Data segment.

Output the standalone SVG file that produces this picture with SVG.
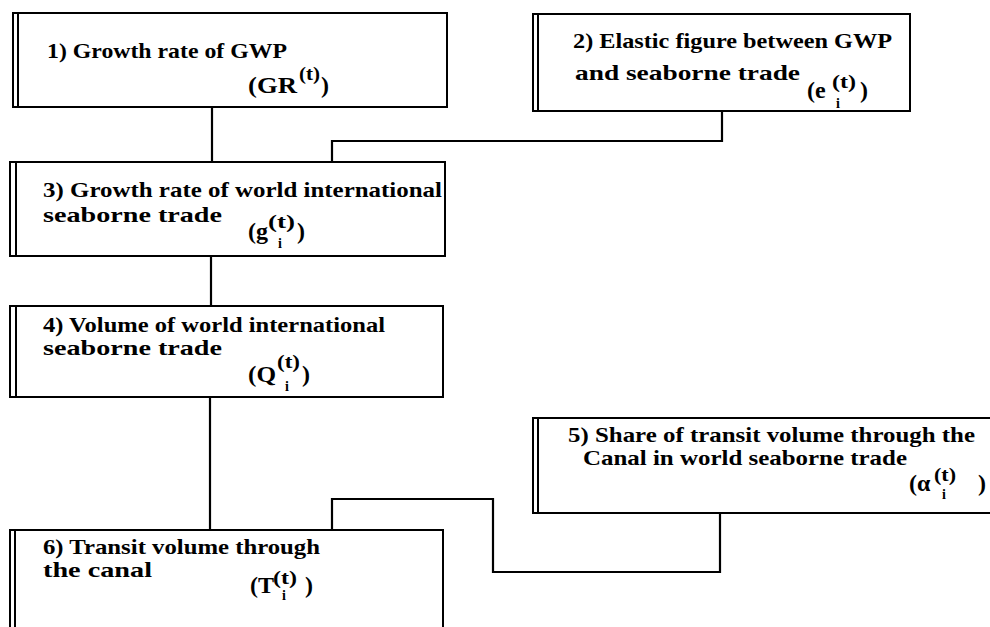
<svg xmlns="http://www.w3.org/2000/svg" width="990" height="627" viewBox="0 0 990 627">
<style>
.t { font-family: "Liberation Serif", "Times New Roman", serif; font-size: 22px; font-weight: bold; fill: #000; }
.f { font-family: "Liberation Serif", "Times New Roman", serif; font-size: 24px; font-weight: bold; fill: #000; }
.s { font-family: "Liberation Serif", "Times New Roman", serif; font-size: 18px; font-weight: bold; fill: #000; }
.u { font-family: "Liberation Serif", "Times New Roman", serif; font-size: 14px; font-weight: bold; fill: #000; }
.box { fill: none; stroke: #000; stroke-width: 2; }
.dbl { fill: none; stroke: #000; stroke-width: 2; }
.conn { fill: none; stroke: #000; stroke-width: 2.2; }
</style>
<rect width="990" height="627" fill="#fff"/>

<g id="node1">
  <rect class="box" x="13" y="13" width="434" height="94"/>
  <line class="dbl" x1="18" y1="13" x2="18" y2="107"/>
  <text class="t" x="47" y="58" textLength="240" lengthAdjust="spacingAndGlyphs">1) Growth rate of GWP</text>
  <text class="f" x="248" y="93" textLength="49" lengthAdjust="spacingAndGlyphs">(GR</text>
  <text class="s" x="299" y="80" textLength="21" lengthAdjust="spacingAndGlyphs">(t)</text>
  <text class="f" x="321" y="93">)</text>
</g>

<g id="node2">
  <rect class="box" x="533" y="14" width="377" height="97"/>
  <line class="dbl" x1="538" y1="14" x2="538" y2="111"/>
  <text class="t" x="573" y="48" textLength="319" lengthAdjust="spacingAndGlyphs">2) Elastic figure between GWP</text>
  <text class="t" x="575" y="80" textLength="225" lengthAdjust="spacingAndGlyphs">and seaborne trade</text>
  <text class="f" x="807" y="98">(e</text>
  <text class="s" x="832" y="88" textLength="24" lengthAdjust="spacingAndGlyphs">(t)</text>
  <text class="u" x="836" y="108">i</text>
  <text class="f" x="860" y="98">)</text>
</g>

<g id="node3">
  <rect class="box" x="10" y="162" width="435" height="94"/>
  <line class="dbl" x1="16" y1="162" x2="16" y2="256"/>
  <text class="t" x="43" y="197" textLength="399" lengthAdjust="spacingAndGlyphs">3) Growth rate of world international</text>
  <text class="t" x="43" y="222" textLength="179" lengthAdjust="spacingAndGlyphs">seaborne trade</text>
  <text class="f" x="248" y="239">(g</text>
  <text class="s" x="268" y="228" textLength="27" lengthAdjust="spacingAndGlyphs">(t)</text>
  <text class="u" x="278" y="248">i</text>
  <text class="f" x="297" y="239">)</text>
</g>

<g id="node4">
  <rect class="box" x="10" y="306" width="433" height="91"/>
  <line class="dbl" x1="16" y1="306" x2="16" y2="397"/>
  <text class="t" x="43" y="332" textLength="342" lengthAdjust="spacingAndGlyphs">4) Volume of world international</text>
  <text class="t" x="43" y="355" textLength="179" lengthAdjust="spacingAndGlyphs">seaborne trade</text>
  <text class="f" x="248" y="382" textLength="28" lengthAdjust="spacingAndGlyphs">(Q</text>
  <text class="s" x="277" y="368" textLength="23" lengthAdjust="spacingAndGlyphs">(t)</text>
  <text class="u" x="285" y="391">i</text>
  <text class="f" x="302" y="382">)</text>
</g>

<g id="node5">
  <rect class="box" x="533" y="418" width="470" height="95"/>
  <line class="dbl" x1="538" y1="418" x2="538" y2="513"/>
  <text class="t" x="568" y="442" textLength="407" lengthAdjust="spacingAndGlyphs">5) Share of transit volume through the</text>
  <text class="t" x="583" y="465" textLength="324" lengthAdjust="spacingAndGlyphs">Canal in world seaborne trade</text>
  <text class="f" x="909" y="491">(α</text>
  <text class="s" x="934" y="481" textLength="22" lengthAdjust="spacingAndGlyphs">(t)</text>
  <text class="u" x="942" y="499">i</text>
  <text class="f" x="978" y="491">)</text>
</g>

<g id="node6">
  <rect class="box" x="10" y="530" width="433" height="110"/>
  <line class="dbl" x1="15" y1="530" x2="15" y2="640"/>
  <text class="t" x="43" y="554" textLength="277" lengthAdjust="spacingAndGlyphs">6) Transit volume through</text>
  <text class="t" x="43" y="577" textLength="109" lengthAdjust="spacingAndGlyphs">the canal</text>
  <text class="f" x="250" y="593">(T</text>
  <text class="s" x="273" y="584" textLength="24" lengthAdjust="spacingAndGlyphs">(t)</text>
  <text class="u" x="282" y="600">i</text>
  <text class="f" x="305" y="593">)</text>
</g>

<g id="connectors">
  <path class="conn" d="M212,107 V162"/>
  <path class="conn" d="M722,111 V141 H332 V162"/>
  <path class="conn" d="M211,256 V306"/>
  <path class="conn" d="M210,397 V530"/>
  <path class="conn" d="M720,513 V572 H493 V499 H332 V530"/>
</g>
</svg>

Stated task.
Reproduce the material word for word, minus the images.

Expected answer.
Output the standalone SVG file that produces this picture with SVG.
<svg xmlns="http://www.w3.org/2000/svg" width="990" height="627" viewBox="0 0 990 627">
<style>
.t { font-family: "Liberation Serif", "Times New Roman", serif; font-size: 22px; font-weight: bold; fill: #000; }
.f { font-family: "Liberation Serif", "Times New Roman", serif; font-size: 24px; font-weight: bold; fill: #000; }
.s { font-family: "Liberation Serif", "Times New Roman", serif; font-size: 18px; font-weight: bold; fill: #000; }
.u { font-family: "Liberation Serif", "Times New Roman", serif; font-size: 14px; font-weight: bold; fill: #000; }
.box { fill: none; stroke: #000; stroke-width: 2; }
.dbl { fill: none; stroke: #000; stroke-width: 2; }
.conn { fill: none; stroke: #000; stroke-width: 2.2; }
</style>
<rect width="990" height="627" fill="#fff"/>

<g id="node1">
  <rect class="box" x="13" y="13" width="434" height="94"/>
  <line class="dbl" x1="18" y1="13" x2="18" y2="107"/>
  <text class="t" x="47" y="58" textLength="240" lengthAdjust="spacingAndGlyphs">1) Growth rate of GWP</text>
  <text class="f" x="248" y="93" textLength="49" lengthAdjust="spacingAndGlyphs">(GR</text>
  <text class="s" x="299" y="80" textLength="21" lengthAdjust="spacingAndGlyphs">(t)</text>
  <text class="f" x="321" y="93">)</text>
</g>

<g id="node2">
  <rect class="box" x="533" y="14" width="377" height="97"/>
  <line class="dbl" x1="538" y1="14" x2="538" y2="111"/>
  <text class="t" x="573" y="48" textLength="319" lengthAdjust="spacingAndGlyphs">2) Elastic figure between GWP</text>
  <text class="t" x="575" y="80" textLength="225" lengthAdjust="spacingAndGlyphs">and seaborne trade</text>
  <text class="f" x="807" y="98">(e</text>
  <text class="s" x="832" y="88" textLength="24" lengthAdjust="spacingAndGlyphs">(t)</text>
  <text class="u" x="836" y="108">i</text>
  <text class="f" x="860" y="98">)</text>
</g>

<g id="node3">
  <rect class="box" x="10" y="162" width="435" height="94"/>
  <line class="dbl" x1="16" y1="162" x2="16" y2="256"/>
  <text class="t" x="43" y="197" textLength="399" lengthAdjust="spacingAndGlyphs">3) Growth rate of world international</text>
  <text class="t" x="43" y="222" textLength="179" lengthAdjust="spacingAndGlyphs">seaborne trade</text>
  <text class="f" x="248" y="239">(g</text>
  <text class="s" x="268" y="228" textLength="27" lengthAdjust="spacingAndGlyphs">(t)</text>
  <text class="u" x="278" y="248">i</text>
  <text class="f" x="297" y="239">)</text>
</g>

<g id="node4">
  <rect class="box" x="10" y="306" width="433" height="91"/>
  <line class="dbl" x1="16" y1="306" x2="16" y2="397"/>
  <text class="t" x="43" y="332" textLength="342" lengthAdjust="spacingAndGlyphs">4) Volume of world international</text>
  <text class="t" x="43" y="355" textLength="179" lengthAdjust="spacingAndGlyphs">seaborne trade</text>
  <text class="f" x="248" y="382" textLength="28" lengthAdjust="spacingAndGlyphs">(Q</text>
  <text class="s" x="277" y="368" textLength="23" lengthAdjust="spacingAndGlyphs">(t)</text>
  <text class="u" x="285" y="391">i</text>
  <text class="f" x="302" y="382">)</text>
</g>

<g id="node5">
  <rect class="box" x="533" y="418" width="470" height="95"/>
  <line class="dbl" x1="538" y1="418" x2="538" y2="513"/>
  <text class="t" x="568" y="442" textLength="407" lengthAdjust="spacingAndGlyphs">5) Share of transit volume through the</text>
  <text class="t" x="583" y="465" textLength="324" lengthAdjust="spacingAndGlyphs">Canal in world seaborne trade</text>
  <text class="f" x="909" y="491">(α</text>
  <text class="s" x="934" y="481" textLength="22" lengthAdjust="spacingAndGlyphs">(t)</text>
  <text class="u" x="942" y="499">i</text>
  <text class="f" x="978" y="491">)</text>
</g>

<g id="node6">
  <rect class="box" x="10" y="530" width="433" height="110"/>
  <line class="dbl" x1="15" y1="530" x2="15" y2="640"/>
  <text class="t" x="43" y="554" textLength="277" lengthAdjust="spacingAndGlyphs">6) Transit volume through</text>
  <text class="t" x="43" y="577" textLength="109" lengthAdjust="spacingAndGlyphs">the canal</text>
  <text class="f" x="250" y="593">(T</text>
  <text class="s" x="273" y="584" textLength="24" lengthAdjust="spacingAndGlyphs">(t)</text>
  <text class="u" x="282" y="600">i</text>
  <text class="f" x="305" y="593">)</text>
</g>

<g id="connectors">
  <path class="conn" d="M212,107 V162"/>
  <path class="conn" d="M722,111 V141 H332 V162"/>
  <path class="conn" d="M211,256 V306"/>
  <path class="conn" d="M210,397 V530"/>
  <path class="conn" d="M720,513 V572 H493 V499 H332 V530"/>
</g>
</svg>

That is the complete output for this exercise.